Otherwise, pass the paths explicitly to the pytask executable.

If you have rewritten multiple scripts that can be run in parallel, use the -n/--n-workers option to define the number of parallel tasks. pytask-parallel will then automatically spawn multiple processes to run the workflow in parallel.

$ pytask -n 4

See also

You can find more information on pytask-parallel in the readme on Github.

Bonus: From R script to task#

pytask wants to help you get your job done, and sometimes a different programming language can make your life easier. Thus, pytask has several plugins to integrate code written in R, Julia, and Stata. Here, we explore how to incorporate an R script with pytask-r. You can also find more information about the plugin in the repo’s readme.

First, we will install the package.

$ pip install pytask-r

$ conda install -c conda-forge pytask-r

See also

Checkout pytask-julia and pytask-stata, too!

And here is the R script prepare_data.r that we want to integrate.

# Content of prepare_data.r
df <- read.csv("data.csv")

# Many operations.

saveRDS(df, "data.rds")

Next, we create a task function to point pytask to the script and the dependencies and products.

# Content of task_data_management.py
from pathlib import Path

import pytask


@pytask.mark.r(script="prepare_data.r")
def task_prepare_data(
    input_path: Path = Path("data.csv"), output_path: Path = Path("data.rds")
) -> None:
    pass

pytask automatically makes the paths to the dependencies and products available to the R file via a JSON file. Let us amend the R script to load the information from the JSON file.

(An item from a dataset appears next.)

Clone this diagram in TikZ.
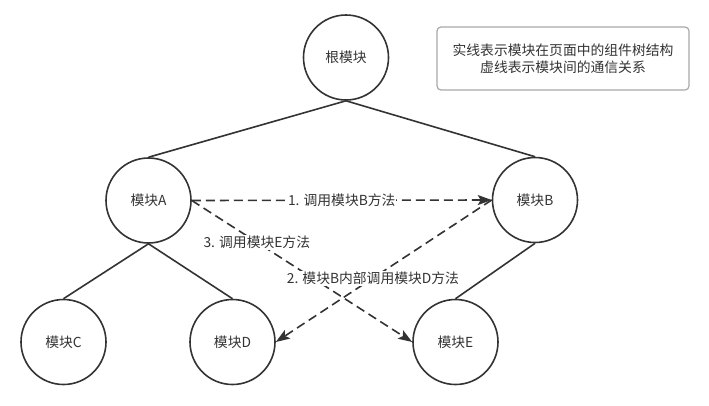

# Content of prepare_data.r
library(jsonlite)

# Read the JSON file whose path is passed to the script
args <- commandArgs(trailingOnly=TRUE)
path_to_json <- args[length(args)]
config <- read_json(path_to_json)

df <- read.csv(config$depends_on)

# Many operations.

saveRDS(df, config$produces)

Conclusion#

Congrats! You have just set up your first workflow with pytask!

If you enjoyed what you have seen, you should discover the other parts of the documentation. The tutorials are a good entry point to start with pytask and learn about many concepts step-by-step.